Nas crises dos anos 1980, por exemplo, a orientação predominante era a dos ajustes na contenção da demanda interna (corte de emprego e salários) para forçar o surgimento artificial de excedente exportador, só adequado às exigências de pagamento dos serviços financeiros da dívida externa.
Durante a década de 1990, as crises foram respondidas por reformas liberalizantes que geraram a ilusão de que o menos (direitos, renda e ocupação) não significaria, em consequência, o mais (pobreza, desemprego e precarização).
Nos dias de hoje, percebe-se a manifestação de certa confluência espontânea em torno da adoção de políticas anticrise que procuram defender e promover a produção e o emprego em praticamente todos os países.
Por fim, cabe ainda chamar a atenção para o fato de que, ao contrário do anterior paradigma de mudanças, que exigia o afastamento do Estado para o pleno e efetivo funcionamento dos mercados, prevalece a atual força da realidade. Ou seja, a forte pressão das próprias forças de mercado para que o Estado avance mais e de forma rápida.
Destaca-se que, no cenário de mudança de paradigma, o Estado forte torna-se plenamente compatível com o vigor do mercado, colocando em desuso a máxima do pensamento neoliberal de que menos Estado representaria mais mercado e vice-versa. No caso dos EUA, por exemplo, o déficit fiscal esperado para 2009 pode alcançar 8% do PIB, somente comparável à experiência da década de 1940.

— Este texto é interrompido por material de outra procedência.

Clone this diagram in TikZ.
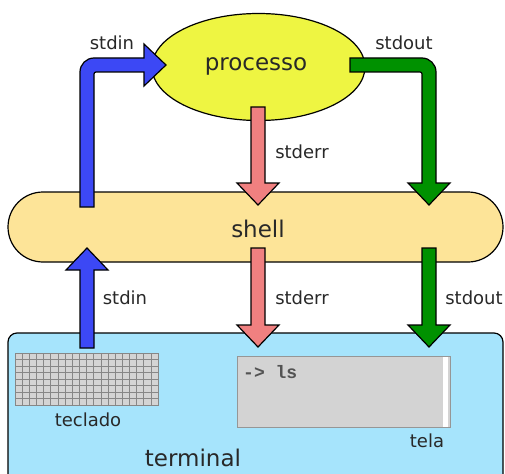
\documentclass[tikz,border=0pt]{standalone}
\usepackage{fontspec}
\setmainfont{DejaVu Sans}
\newfontfamily\monofont{Liberation Mono}
\usetikzlibrary{shapes.geometric,calc}
\definecolor{txt}{RGB}{40,40,40}
\definecolor{procfill}{RGB}{238,245,66}
\definecolor{shellfill}{RGB}{253,228,152}
\definecolor{termfill}{RGB}{166,228,252}
\definecolor{inblue}{RGB}{60,72,245}
\definecolor{outgreen}{RGB}{0,145,0}
\definecolor{errred}{RGB}{240,128,128}
\definecolor{screenfill}{RGB}{211,211,211}
\definecolor{screenline}{RGB}{150,150,150}
\definecolor{kbfill}{RGB}{212,212,212}
\definecolor{kbline}{RGB}{135,135,135}
\tikzset{
  fatarrow/.style={draw=black, line width=1.2pt, line join=miter},
  lbl/.style={font=\fontsize{18}{20}\selectfont, text=txt, inner sep=0pt},
  big/.style={font=\fontsize{23}{25}\selectfont, text=txt, inner sep=0pt},
}
\newcommand\fatdown[3]{\filldraw[fatarrow, fill=#1] let \p1=(#2), \p2=(#3) in
  (\x1-7pt,\y1) -- (\x1-7pt,\y2+22pt) -- (\x1-21pt,\y2+22pt) -- (\x1,\y2) --
  (\x1+21pt,\y2+22pt) -- (\x1+7pt,\y2+22pt) -- (\x1+7pt,\y1) -- cycle;}
\newcommand\fatup[3]{\filldraw[fatarrow, fill=#1] let \p1=(#2), \p2=(#3) in
  (\x1-7pt,\y1) -- (\x1-7pt,\y2-22pt) -- (\x1-21pt,\y2-22pt) -- (\x1,\y2) --
  (\x1+21pt,\y2-22pt) -- (\x1+7pt,\y2-22pt) -- (\x1+7pt,\y1) -- cycle;}
\begin{document}
\begin{tikzpicture}[x=1pt,y=-1pt]
\useasboundingbox (0,0) rectangle (505,473);
\clip (0,0) rectangle (505,473);

% terminal
\node[draw=black, line width=1.2pt, fill=termfill, rounded corners=9pt,
      minimum width=495pt, minimum height=160pt, inner sep=0pt] (terminal) at (255.5,413) {};
% shell
\node[draw=black, line width=1.2pt, fill=shellfill, rounded corners=35pt,
      minimum width=495pt, minimum height=70pt, inner sep=0pt] (shell) at (255.5,227) {};
\node[big] (shelltxt) at (258,229) {shell};
% processo
\node[ellipse, draw=black, line width=1.2pt, fill=procfill,
      minimum width=213pt, minimum height=107pt, inner sep=0pt] (processo) at (258.5,67) {};
\node[big] (proctxt) at (256,66) {processo};

% keyboard
\node[fill=kbfill, minimum width=143pt, minimum height=52pt, inner sep=0pt] (kbd) at (86.5,379) {};
\foreach \i in {1,...,19} \draw[kbline, line width=0.6pt] (15+\i*7.15,353) -- (15+\i*7.15,405);
\foreach \j in {1,...,7} \draw[kbline, line width=0.6pt] (15,353+\j*6.5) -- (158,353+\j*6.5);
\node[draw=kbline, line width=1pt, minimum width=143pt, minimum height=52pt, inner sep=0pt] (kbdframe) at (86.5,379) {};
\node[lbl] (teclado) at (88,420) {teclado};

% screen
\node[draw=screenline, line width=1pt, fill=screenfill, minimum width=213pt,
      minimum height=71pt, inner sep=0pt] (screen) at (343.5,391.5) {};
\fill[white] (443,356.5) rectangle (448,426.5);
\node[anchor=west, font=\monofont\bfseries\fontsize{18}{18}\selectfont, text=txt!80!white, inner sep=0pt]
      (cmd) at (243,372) {-> ls};
\node[lbl] (tela) at (427,441) {tela};
\node[big] (termtxt) at (193,458) {terminal};

% named arrow ends
\coordinate (inTail) at (87,207);
\coordinate (inTip) at (166,65);
\coordinate (outTail) at (350,65);
\coordinate (outTip) at (429,205);
\coordinate (errTail) at (258,107);
\coordinate (errTip) at (258,205);
\coordinate (in2Tail) at (87,348);
\coordinate (in2Tip) at (87,248);
\coordinate (err2Tail) at (258,248);
\coordinate (err2Tip) at (258,347);
\coordinate (out2Tail) at (429,248);
\coordinate (out2Tip) at (429,347);

% upper stdin (blue, L-shaped)
\filldraw[fatarrow, fill=inblue] let \p1=(inTail), \p2=(inTip) in
  (\x1-7pt,\y1) -- (\x1-7pt,\y2+7pt-14pt) arc[start angle=180, end angle=90, radius=14pt]
  -- (\x2-22pt,\y2+7pt) -- (\x2-22pt,\y2+21pt) -- (\x2,\y2) -- (\x2-22pt,\y2-21pt)
  -- (\x2-22pt,\y2-7pt) -- (\x1+9pt,\y2-7pt) arc[start angle=90, end angle=180, radius=2pt]
  -- (\x1+7pt,\y1) -- cycle;
% upper stdout (green, L-shaped)
\filldraw[fatarrow, fill=outgreen] let \p1=(outTail), \p2=(outTip) in
  (\x1,\y1+7pt) -- (\x2+7pt-14pt,\y1+7pt) arc[start angle=90, end angle=0, radius=14pt]
  -- (\x2+7pt,\y2+22pt) -- (\x2+21pt,\y2+22pt) -- (\x2,\y2) -- (\x2-21pt,\y2+22pt)
  -- (\x2-7pt,\y2+22pt) -- (\x2-7pt,\y1-9pt) arc[start angle=0, end angle=90, radius=2pt]
  -- (\x1,\y1-7pt) -- cycle;
\fatdown{errred}{errTail}{errTip}
\fatup{inblue}{in2Tail}{in2Tip}
\fatdown{errred}{err2Tail}{err2Tip}
\fatdown{outgreen}{out2Tail}{out2Tip}

% labels
\node[lbl] (l1) at (112,43) {stdin};
\node[lbl] (l2) at (404,43) {stdout};
\node[lbl] (l3) at (302,152) {stderr};
\node[lbl] (l4) at (125,298) {stdin};
\node[lbl] (l5) at (302,298) {stderr};
\node[lbl] (l6) at (474,298) {stdout};
\end{tikzpicture}
\end{document}
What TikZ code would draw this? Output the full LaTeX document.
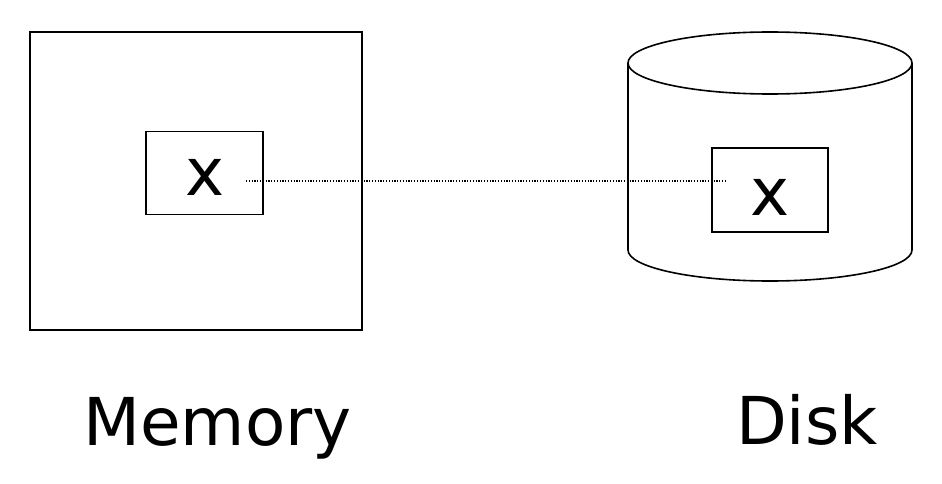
\documentclass[tikz,border=0pt]{standalone}
\usepackage{fontspec}
\setmainfont{DejaVu Sans}
\begin{document}
\begin{tikzpicture}[x=1pt,y=-1pt,
  box/.style={draw,line width=1.6pt,inner sep=0pt},
  cyl/.style={line width=1.6pt},
  lbl/.style={font=\fontsize{66}{80}\selectfont,anchor=base,inner sep=0pt},
  xl/.style={font=\fontsize{66}{72}\selectfont,anchor=base,inner sep=0pt},
  link/.style={line width=1.2pt,dash pattern=on 1.2pt off 1.6pt}]
\useasboundingbox (0,0) rectangle (942,484);
% Memory
\node[box,minimum width=332pt,minimum height=298pt] (mem) at (196,181) {};
\node[box,minimum width=117pt,minimum height=83pt] (mbox) at (204.5,173) {};
\node[xl] (mx) at (205,195) {x};
\node[lbl] (memlbl) at (217.5,445) {Memory};
% Disk cylinder
\draw[cyl] (628,63) -- (628,250) arc[start angle=180,end angle=0,x radius=142,y radius=31] -- (912,63);
\draw[cyl] (770,63) ellipse[x radius=142,y radius=31];
\node[box,minimum width=116pt,minimum height=84pt] (dbox) at (770,190) {};
\node[xl] (dx) at (770,215) {x};
\node[lbl] (disklbl) at (807,444) {Disk};
% link
\coordinate (a) at (246,181);
\coordinate (b) at (726,181);
\draw[link] (a) -- (b);
\end{tikzpicture}
\end{document}
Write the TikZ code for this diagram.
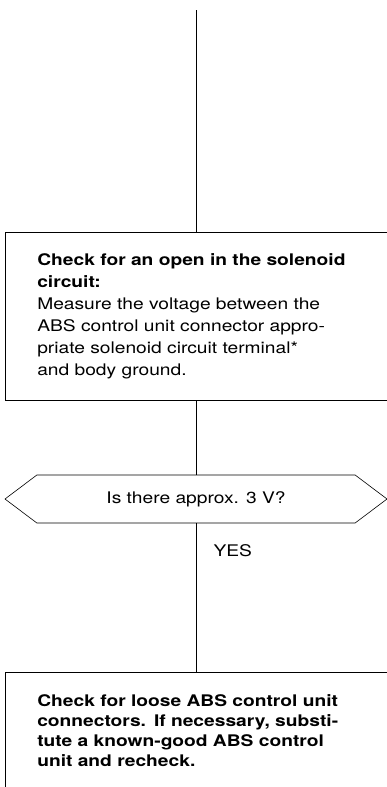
\documentclass[tikz,border=0pt]{standalone}
\usepackage{fontspec}
\setmainfont{TeX Gyre Heros}[FakeStretch=1.2]
\usetikzlibrary{positioning,shapes.symbols}

\newcommand{\fullline}[1]{\makebox[318pt][s]{#1}}

\begin{document}
\begin{tikzpicture}[x=1pt, y=1pt,
box/.style={draw, semithick, anchor=north west, align=left, text width=350pt, inner xsep=32pt, font=\fontsize{16}{22}\selectfont},
query/.style={draw, semithick, signal, signal to=west and east, signal pointer angle=74, minimum width=382pt, minimum height=48pt, inner sep=0pt, font=\fontsize{16}{18}\selectfont},
flow/.style={semithick}
]
\useasboundingbox (0,0) rectangle (387,-787);
\clip (0,0) rectangle (387,-787);

\node[box, minimum height=168pt] (chk) at (5,-232) {%
\textbf{\fullline{Check for an open in the solenoid}}\\
\textbf{circuit:}\\
\fullline{Measure the voltage between the}\\
\fullline{ABS control unit connector appro-}\\
\fullline{priate solenoid circuit terminal*}\\
and body ground.};
\node[query] (q) at (196,-499) {Is there approx. 3 V?};
\node[box, inner ysep=22pt, font=\fontsize{16}{20}\selectfont\bfseries] (fix) at (5,-672) {%
\fullline{Check for loose ABS control unit}\\
\fullline{connectors. If necessary, substi-}\\
\fullline{tute a known-good ABS control}\\
unit and recheck.};
\coordinate (in) at (196,-10);
\node[anchor=west, font=\fontsize{16}{18}\selectfont] (yes) at ([xshift=14pt, yshift=-27pt]q.south) {YES};

\draw[flow] (in) -- (in |- chk.north);
\draw[flow] (q.north |- chk.south) -- (q.north);
\draw[flow] (q.south) -- (q.south |- fix.north);
\end{tikzpicture}
\end{document}
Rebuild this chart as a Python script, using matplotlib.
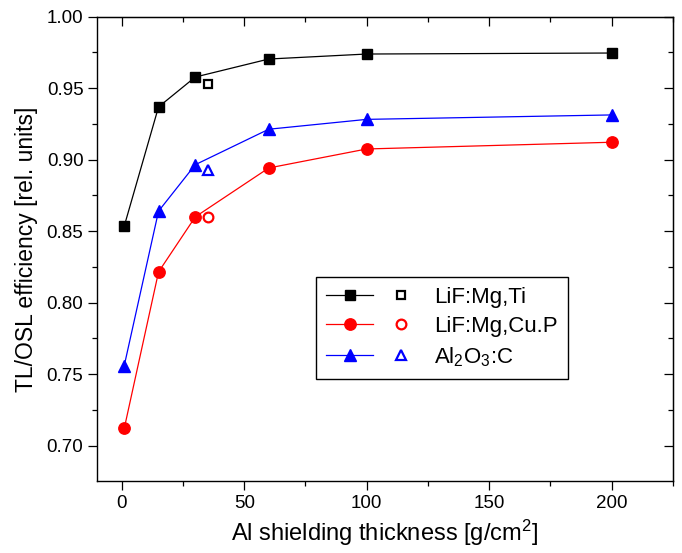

Resta saber, contudo, se a atual mudança de paradigma, que aponta para o redescobrimento do Estado, atende prioritariamente às exigências de ricos e poderosos interessados na socialização dos prejuízos impostos pela crise. Ou se, por outro lado, inaugura, de fato, um novo padrão civilizatório, em que a reorganização do Estado em novas bases permitirá um balanço mais saudável com a sociedade e o mercado.